The Definition Of Nation
The significance and reality of Pakistan has not been fully understood in the west. To the west, nationality based on religion is an alien and often-incomprehensible phenomenon. This is because religion in the West has come to play such a restricted role. In the West, Germans and French are accepted as two separate nations. However, the fact of Hindus and Muslims in India representing two separate cultural entities is seldom appreciated. A young French student may visit a family in Germany, share their meals, may attend the same church and even marry a girl in the family without creating a scandal or surprise. But such instances of intermarriage have been extremely rare in the Indo-Pak Sub-Continent. Even some of the most ardent Indian Nationalist has found the idea totally unacceptable. As Sir Abdur Rahim observed:
“Any of us Indian Muslims traveling for instances in Afghanistan, Persia and Central Asia among Chinese Muslims, Arabs and Turks, would at once be made at home and would not find anything to which we are not accustomed. On the contrary, in India we find ourselves in all social matters total aliens when we cross the street and enter that part of the town where our Hindu fellow townsmen live.”

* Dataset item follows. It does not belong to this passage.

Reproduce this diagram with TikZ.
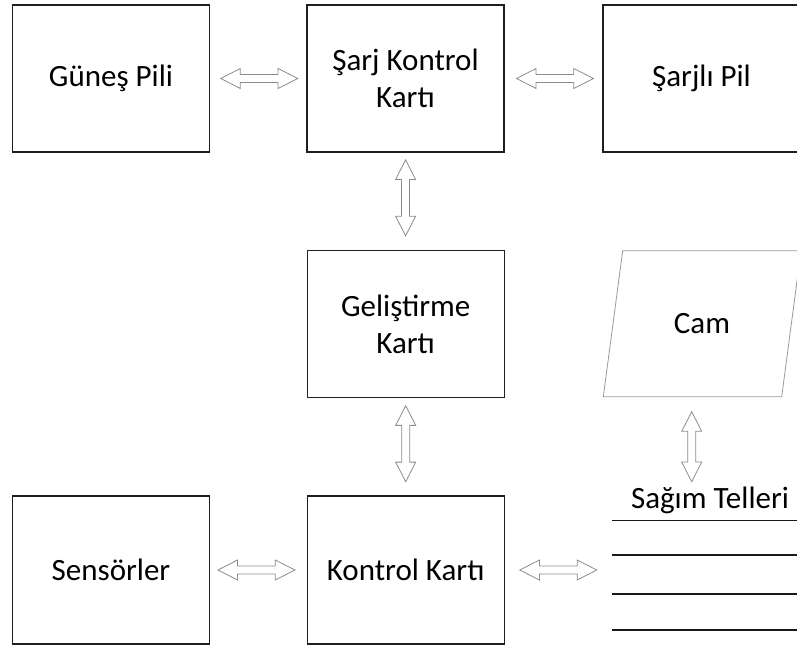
\documentclass[tikz,border=0pt]{standalone}
\usepackage{fontspec}
\setmainfont{Carlito}
\usetikzlibrary{shapes.arrows,calc}
\tikzset{
  box/.style={draw=black!88, line width=1.3pt, rectangle, minimum width=197pt, minimum height=147pt, align=center, inner sep=0pt},
  dblarrow/.style={double arrow, draw=black!45, fill=white, line width=0.8pt, inner sep=3.6pt,
    double arrow head extend=6pt, double arrow tip angle=54, minimum height=77pt},
  wire/.style={draw=black!90, line width=1.4pt},
  lbl/.style={font=\fontsize{31}{37}\selectfont, text=black, align=center}
}
\begin{document}
\begin{tikzpicture}[x=1pt,y=-1pt]
\useasboundingbox (0,0) rectangle (797,648);
\clip (0,0) rectangle (797,648);
% boxes
\node[box, lbl] (gunes) at (111,78.5) {Güneş Pili};
\node[box, lbl] (sarj) at (405.5,78.5) {Şarj Kontrol\\Kartı};
\node[box, lbl] (sarjli) at (701.5,78.5) {Şarjlı Pil};
\node[box, lbl] (gelis) at (405.7,324.2) {Geliştirme\\Kartı};
\node[box, lbl, minimum height=148pt] (sensor) at (111,570) {Sensörler};
\node[box, lbl, minimum height=148pt] (kontrol) at (405.7,570) {Kontrol Kartı};
% Cam parallelogram
\draw[draw=black!40, line width=0.8pt] (603.3,396.7) -- (622.7,250.7) -- (801,250.7) -- (781.7,396.7) -- cycle;
\node[lbl] (cam) at (702,323.7) {Cam};
\coordinate (camb) at (691.7,396.7);
% Sagim Telleri
\node[lbl, inner sep=0pt] (sagim) at (710,500) {Sağım Telleri};
\coordinate (sagtop) at (691.7,496.7);
\coordinate (wires) at (611.7,570);
\draw[wire] (611.7,520.7) -- (800,520.7);
\draw[wire] (611.7,555) -- (800,555);
\draw[wire] (611.7,594) -- (800,594);
\draw[wire] (611.7,630) -- (800,630);
% arrows
\path (gunes.east) -- (sarj.west) node[pos=0.51, dblarrow] {};
\path (sarj.east) -- (sarjli.west) node[pos=0.515, dblarrow] {};
\path (sensor.east) -- (kontrol.west) node[pos=0.48, dblarrow] {};
\path (kontrol.east) -- (wires) node[midway, dblarrow] {};
\path (sarj.south) -- (gelis.north) node[pos=0.464, dblarrow, rotate=90, minimum height=76pt] {};
\path (gelis.south) -- (kontrol.north) node[pos=0.468, dblarrow, rotate=90, minimum height=76pt] {};
\path (camb) -- (sagtop) node[midway, dblarrow, rotate=90, minimum height=70pt] {};
\end{tikzpicture}
\end{document}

Is Two Nation Theory A New Concept
A point generally raised by the opponent of the two-nation theory is that Pakistan was created accidentally and that the intellect of most of the Muslims at that time was overpowered by emotions. Moreover, that this phenomenon emerged in the early decade of the 20th century.

But, what the history reveals is something different. Two-Nation theory was not at all as new phenomenon.

History of Two Nation Theory
Mahatma Gandhi, speaking in the second session of the Round table conference in London in 1931, said that the quarrel between Hindus and Muslims was ‘coreview with the British advent’ in India. It would be difficult to maintain such a position historically because the conflict between Hindus and Muslims had started long before the emergence of the British power in India.

The phenomenon of Two-Nation theory originated with the advent of Islam in the Sub-Continent (712AD). According to Jinnah, “The concept of two nation theory originated the day, the first Hindu converted to Muslim.”

The partition of India was proposed more than seven hundred years prior to the Lahore resolution. In 1192 AD, on the eve of battle of Tarian, according to famous historian Farishta, Sultan Muizz-ud-Din had suggested to his rival, Pirthviraj, the partition of India, leaving the region of Sirhind, Punjab and Multan with Sultan and retaining the rest of India for himself. This proposal cropped up again after 150 years, when Al-Beruni pointed out the existence of the two big groups of people subscribing to two different religions.

“This (the religious difference) renders any connection with them” says Beruni, “quite impossible and constitutes the widest of gulf between them and us (Hindu and Muslims).”